Taller: Arte y fuego
Oficio: Trabajo en vidrio
Ruta: Ruta Cundinamarca
Ubicación: Chía, Cundinamarca
A Jorge le sobraban motivos de orgullo en su casa. Su madre fue modista y su padre sastre. Y no cualquiera, le cortó trajes a expresidentes y a ministros de Estado. Lo recuerda siempre pulcramente vestido con prendas que él mismo se hacía, abrigos, pantalones y chaquetas a la medida y con las tendencias de la época. No había mucho dinero en casa, pero la elegancia nunca fue un bien escaso. Tampoco la disciplina, así que cuando a Jorge le entregaron un boletín con malas calificaciones, su padre lo puso contra la pared: si no quería estudiar, tendría que ponerse a trabajar. Y eso fue lo que hizo. Y, hoy lo agradece, pues fue allí que se le fue trazando el camino que seguiría.
Adolescente todavía, empezó a entrenarse en la elaboración de productos de vidrio para laboratorios médicos. Era una labor compleja y minuciosa guiada por maestros suizos, uno de los cuales recuerda especialmente, Rolf Martin, pues le enseñaron a soplar el vidrio y a modelar piezas que debían tener medidas exactas; balones de vidrio de 250 mililitros con un diámetro de 86 y un cuello que podía variar de 34 a 28. Fueron seis meses en esa escuela taller que le enseñó de rigor y exigencia. Con ellos trabajó durante varios años, los suficientes para dominar el oficio, pero también para entender que lo que quería hacer era otra cosa. Y eso lo descubrió cuando otros maestros, esta vez franceses, lo indujeron al trabajo decorativo.
Allí supo que esa era la libertad que quería explorar, así que a los 25 se independizó. En esos años había terminado su bachillerato y había ingresado a la universidad, pero no la terminó. Intentó emplearse, pero tampoco se sintió cómodo en ese lugar. Eso del marco estricto de horarios, entregas y jefes no era lo suyo y, si bien es el más disciplinado y puede quedarse 20 horas felizmente sentado en su taller, frente al soplete, modelando sus piezas de vidrio y alistando sus encargos y diseños hasta que el cuerpo le empieza a hormiguear, esa entrega se la ofrece a sus propios proyectos, no a los de los demás. Por supuesto, tal convicción le ha costado mantenerla, y se ha quebrado un par de veces, pero, como el vidrio que se rompe, le basta el fuego para volver a nacer. Y así ha sido.

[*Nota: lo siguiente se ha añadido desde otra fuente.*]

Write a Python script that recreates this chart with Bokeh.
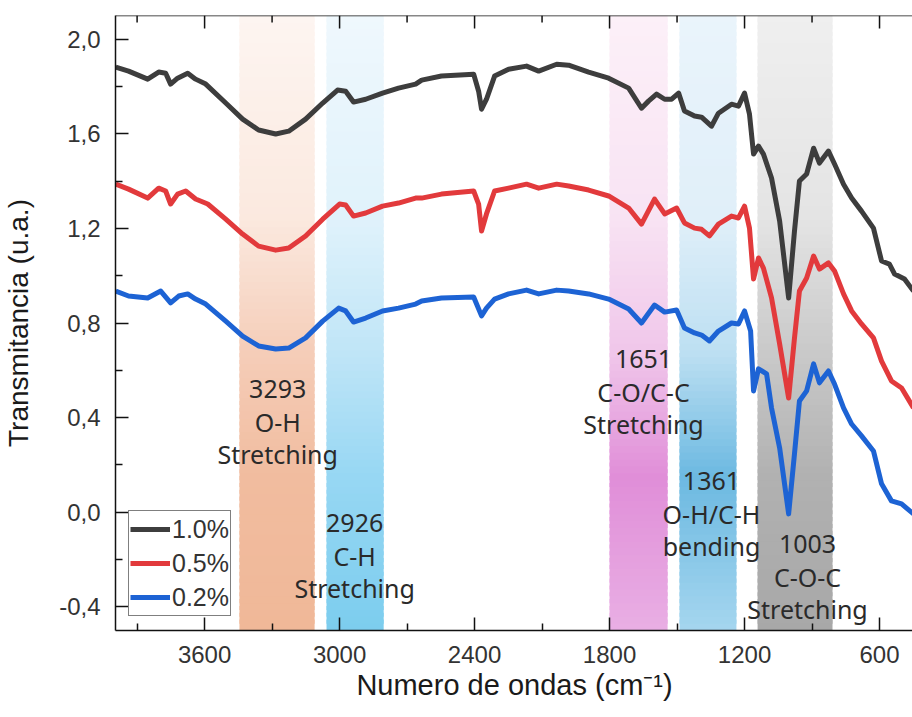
from bokeh.plotting import figure
from bokeh.models import (Range1d, FixedTicker, CustomJSTickFormatter, Span,
                          ColumnDataSource, Legend, LegendItem)
from bokeh.core.properties import value
from bokeh.embed import file_html
from bokeh.resources import INLINE

# ---------------- data ----------------
wn_10 = [3995, 3938, 3853, 3804, 3773, 3751, 3720, 3675, 3640, 3595, 3506, 3431, 3360, 3284,
         3226, 3151, 3075, 3009, 2973, 2938, 2884, 2809, 2738, 2662, 2635, 2547, 2404, 2382,
         2369, 2347, 2311, 2249, 2169, 2115, 2035, 1982, 1893, 1804, 1715, 1658, 1627, 1591,
         1555, 1524, 1493, 1467, 1422, 1391, 1347, 1316, 1258, 1227, 1200, 1178, 1160, 1138,
         1116, 1080, 1044, 1004, 978, 956, 924, 893, 867, 827, 800, 760, 724, 680, 627, 591,
         556, 533, 489, 449]
t_10 = [1.882, 1.865, 1.831, 1.861, 1.856, 1.810, 1.835, 1.856, 1.831, 1.810, 1.730, 1.662,
        1.616, 1.599, 1.611, 1.662, 1.730, 1.785, 1.780, 1.734, 1.746, 1.772, 1.793, 1.810,
        1.827, 1.844, 1.852, 1.780, 1.704, 1.746, 1.844, 1.873, 1.886, 1.865, 1.894, 1.890,
        1.861, 1.835, 1.793, 1.708, 1.738, 1.768, 1.746, 1.746, 1.772, 1.696, 1.675, 1.670,
        1.632, 1.687, 1.725, 1.717, 1.772, 1.683, 1.514, 1.548, 1.514, 1.413, 1.231, 0.906,
        1.189, 1.400, 1.430, 1.539, 1.476, 1.527, 1.472, 1.387, 1.328, 1.273, 1.201, 1.062,
        1.049, 1.007, 0.986, 0.935]

wn_05 = [3995, 3938, 3853, 3804, 3773, 3751, 3720, 3684, 3640, 3586, 3506, 3431, 3360, 3284,
         3226, 3151, 3075, 3000, 2973, 2938, 2884, 2809, 2738, 2662, 2635, 2547, 2404, 2382,
         2369, 2347, 2311, 2249, 2169, 2115, 2035, 1982, 1893, 1804, 1715, 1658, 1600, 1555,
         1502, 1467, 1422, 1391, 1356, 1316, 1258, 1227, 1200, 1178, 1160, 1138, 1116, 1080,
         1044, 1004, 978, 956, 924, 893, 867, 827, 800, 760, 724, 680, 627, 591, 547, 502, 449]
t_05 = [1.387, 1.366, 1.328, 1.370, 1.358, 1.303, 1.345, 1.358, 1.324, 1.303, 1.239, 1.176,
        1.125, 1.108, 1.117, 1.168, 1.239, 1.303, 1.299, 1.252, 1.265, 1.294, 1.307, 1.328,
        1.328, 1.345, 1.358, 1.303, 1.189, 1.261, 1.358, 1.370, 1.387, 1.370, 1.387, 1.379,
        1.362, 1.337, 1.286, 1.218, 1.324, 1.261, 1.286, 1.223, 1.201, 1.196, 1.168, 1.218,
        1.252, 1.244, 1.294, 1.201, 0.986, 1.075, 1.032, 0.906, 0.711, 0.483, 0.737, 0.935,
        0.990, 1.083, 1.028, 1.054, 1.020, 0.923, 0.851, 0.796, 0.737, 0.639, 0.555, 0.525,
        0.441]

wn_02 = [3995, 3938, 3853, 3795, 3751, 3715, 3675, 3640, 3595, 3506, 3431, 3360, 3284, 3226,
         3151, 3075, 3004, 2973, 2938, 2884, 2809, 2738, 2662, 2635, 2547, 2404, 2369, 2347,
         2311, 2249, 2169, 2115, 2035, 1982, 1893, 1804, 1715, 1658, 1600, 1555, 1502, 1467,
         1422, 1391, 1356, 1316, 1258, 1227, 1200, 1173, 1160, 1138, 1102, 1080, 1044, 1004,
         978, 956, 924, 893, 867, 827, 800, 760, 724, 680, 627, 591, 547, 502, 449]
t_02 = [0.935, 0.914, 0.906, 0.935, 0.885, 0.914, 0.923, 0.901, 0.880, 0.808, 0.745, 0.703,
        0.690, 0.694, 0.737, 0.808, 0.863, 0.851, 0.804, 0.821, 0.851, 0.863, 0.880, 0.893,
        0.906, 0.910, 0.830, 0.863, 0.901, 0.923, 0.939, 0.923, 0.939, 0.935, 0.923, 0.901,
        0.859, 0.800, 0.876, 0.846, 0.855, 0.779, 0.758, 0.749, 0.724, 0.766, 0.800, 0.796,
        0.851, 0.766, 0.513, 0.606, 0.585, 0.441, 0.272, -0.007, 0.247, 0.470, 0.513, 0.627,
        0.547, 0.597, 0.542, 0.441, 0.373, 0.323, 0.259, 0.120, 0.048, 0.035, -0.007]

series_labels = ["1.0%", "0.5%", "0.2%"]

band_start = [3445, 3058, 1800, 1489, 1142]
band_end = [3111, 2804, 1542, 1236, 809]

annot_wn = [3275, 2933, 1649, 1347, 920]
annot_text = [["3293", "O-H", "Stretching"],
              ["2926", "C-H", "Stretching"],
              ["1651", "C-O/C-C", "Stretching"],
              ["1361", "O-H/C-H", "bending"],
              ["1003", "C-O-C", "Stretching"]]
annot_top = [0.521, -0.045, 0.648, 0.132, -0.134]

x_major = [3600, 3000, 2400, 1800, 1200, 600]
x_minor = [3900, 3300, 2700, 2100, 1500, 900]
y_major = [-0.4, 0.0, 0.4, 0.8, 1.2, 1.6, 2.0]
y_minor = [-0.2, 0.2, 0.6, 1.0, 1.4, 1.8]

# ---------------- styles ----------------
series_colors = ["#3d3d3d", "#e23a3c", "#1d63d4"]
stop_frac = [0.0, 0.33, 0.55, 0.75, 1.0]   # fraction from top of plot area
band_colors = [
    ["#fdf5f1", "#fbe9df", "#f5cdb8", "#f1bc9f", "#f0b898"],
    ["#eff8fd", "#e0f2fb", "#bfe5f7", "#97d7f3", "#7ccdee"],
    ["#fcf0f8", "#f8e3f3", "#f0c6ea", "#e08ed8", "#e9afe4"],
    ["#eaf4fb", "#e0eff9", "#bcdff2", "#6cb9e1", "#a5d6ef"],
    ["#efefef", "#e4e4e4", "#c9c9c9", "#b1b1b1", "#a8a8a8"],
]

Y0, Y1 = -0.5, 2.1
X0, X1 = 3996, 449
FRAME_H = 615
PX = (Y1 - Y0) / FRAME_H          # data units per pixel (vertical)

p = figure(frame_width=798, frame_height=FRAME_H,
           x_range=Range1d(X0, X1), y_range=Range1d(Y0, Y1),
           output_backend="svg", toolbar_location=None,
           min_border_left=114, min_border_right=0, min_border_top=15,
           min_border_bottom=80, background_fill_color="white")
p.outline_line_color = None
p.xgrid.visible = False
p.ygrid.visible = False


def hex2rgb(h):
    h = h.lstrip("#")
    return tuple(int(h[i:i + 2], 16) for i in (0, 2, 4))


def interp(stops, f):
    for k in range(len(stop_frac) - 1):
        a, b = stop_frac[k], stop_frac[k + 1]
        if f <= b or k == len(stop_frac) - 2:
            t = 0 if b == a else min(max((f - a) / (b - a), 0), 1)
            c0, c1 = hex2rgb(stops[k]), hex2rgb(stops[k + 1])
            return "#%02x%02x%02x" % tuple(round(c0[i] + (c1[i] - c0[i]) * t) for i in range(3))


# gradient bands built from thin horizontal slices
N = 90
h = (Y1 - Y0) / N
L, R, B, T, C = [], [], [], [], []
for bi in range(len(band_start)):
    for k in range(N):
        yb = Y0 + k * h
        yt = min(yb + 1.6 * h, Y1)
        ymid = yb + 0.5 * h
        f = (Y1 - ymid) / (Y1 - Y0)
        L.append(band_start[bi]); R.append(band_end[bi])
        B.append(yb); T.append(yt); C.append(interp(band_colors[bi], f))
p.quad(left="l", right="r", bottom="b", top="t", fill_color="c", line_color=None,
       source=ColumnDataSource(dict(l=L, r=R, b=B, t=T, c=C)))

# annotations
step = 0.138
ax, ay, at = [], [], []
for i, lines in enumerate(annot_text):
    for j, s in enumerate(lines):
        ax.append(annot_wn[i]); ay.append(annot_top[i] - j * step); at.append(s)
p.text(x="x", y="y", text="t", source=ColumnDataSource(dict(x=ax, y=ay, t=at)),
       text_align="center", text_baseline="middle", text_font=value("Noto Sans"),
       text_font_size="25px", text_color="#2a2a2a")

# spectra
renderers = []
for wn, tv, col in zip([wn_10, wn_05, wn_02], [t_10, t_05, t_02], series_colors):
    r = p.line(wn, tv, line_color=col, line_width=5, line_join="round")
    renderers.append(r)

legend = Legend(items=[LegendItem(label=lab, renderers=[r]) for lab, r in zip(series_labels, renderers)],
                location=(13, 14), border_line_color="black", border_line_width=1.5,
                background_fill_color="white", background_fill_alpha=1.0,
                label_text_font="Liberation Sans", label_text_font_size="25px",
                label_text_color="#333333", glyph_width=40, glyph_height=34,
                label_height=34, label_standoff=2, spacing=0, padding=1, margin=0)
p.add_layout(legend)

xt = FixedTicker(ticks=x_major, minor_ticks=x_minor)
yt = FixedTicker(ticks=y_major, minor_ticks=y_minor)

for ax_ in [p.xaxis[0], p.yaxis[0]]:
    ax_.major_tick_in = 13
    ax_.major_tick_out = 0
    ax_.minor_tick_in = 7
    ax_.minor_tick_out = 0
    ax_.axis_line_width = 1.5
    ax_.axis_line_color = "#111111"
    ax_.major_tick_line_width = 1.5
    ax_.minor_tick_line_width = 1.5
    ax_.major_tick_line_color = "#111111"
    ax_.minor_tick_line_color = "#111111"
    ax_.major_label_text_font = "Liberation Sans"
    ax_.major_label_text_font_size = "24px"
    ax_.major_label_text_color = "#333333"
    ax_.axis_label_text_font = "Liberation Sans"
    ax_.axis_label_text_font_style = "normal"
    ax_.axis_label_text_color = "#1a1a1a"

p.xaxis[0].ticker = xt
p.yaxis[0].ticker = yt
p.yaxis[0].formatter = CustomJSTickFormatter(code="return tick.toFixed(1).replace('.', ',');")
p.xaxis[0].axis_label = "Numero de ondas (cm\u207b\u00b9)"
p.yaxis[0].axis_label = "Transmitancia (u.a.)"
p.xaxis[0].axis_label_text_font_size = "29px"
p.yaxis[0].axis_label_text_font_size = "28px"
p.xaxis[0].major_label_standoff = 15
p.yaxis[0].major_label_standoff = 15
p.xaxis[0].axis_label_standoff = 3
p.yaxis[0].axis_label_standoff = 22

# top frame line with inward ticks (mirror of the bottom axis)
p.add_layout(Span(location=Y1, dimension="width", line_color="#111111", line_width=1.5))
p.segment(x0=x_major, x1=x_major, y0=[Y1] * len(x_major), y1=[Y1 - 13 * PX] * len(x_major),
          line_color="#111111", line_width=1.5)
p.segment(x0=x_minor, x1=x_minor, y0=[Y1] * len(x_minor), y1=[Y1 - 7 * PX] * len(x_minor),
          line_color="#111111", line_width=1.5)

open("out.html", "w").write(file_html(p, INLINE))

Jorge habla con pasión de lo que hace, de lo que le ha significado dominar a la “reina de las artesanías”, como llamaban sus maestros el arte del trabajo en vidrio, porque implica manejo espacial, emocional y creativo, y claro, dominio manual. Y así, cuenta cómo toma un tubo de diferentes diámetros y, con ellos, empieza a figurar algún motivo de su imaginación, un Quijote o alguna ranita, perrito o gatito que le pida un niño sorprendido, a quien él le explica con paciencia que esa magia que está viendo no es otra cosa que la transformación de la materia, de cómo ese vidrio que está sólido y congelado, en realidad debería ser líquido en su estado natural, pero que llevándolo a un estado pastoso, o melcochudo gracias al calor, logra crear una figura que, enfriándose, se convierte en una pieza magnífica de vidrio.
Este alquimista ha logrado combinar sus dos saberes, el utilitario que le permite hacer piezas refractarias que resistan al calor, con la belleza del diseño de una pieza decorativa. Y así seguirá, hasta que el hormigueo lo levante de su mesa de trabajo.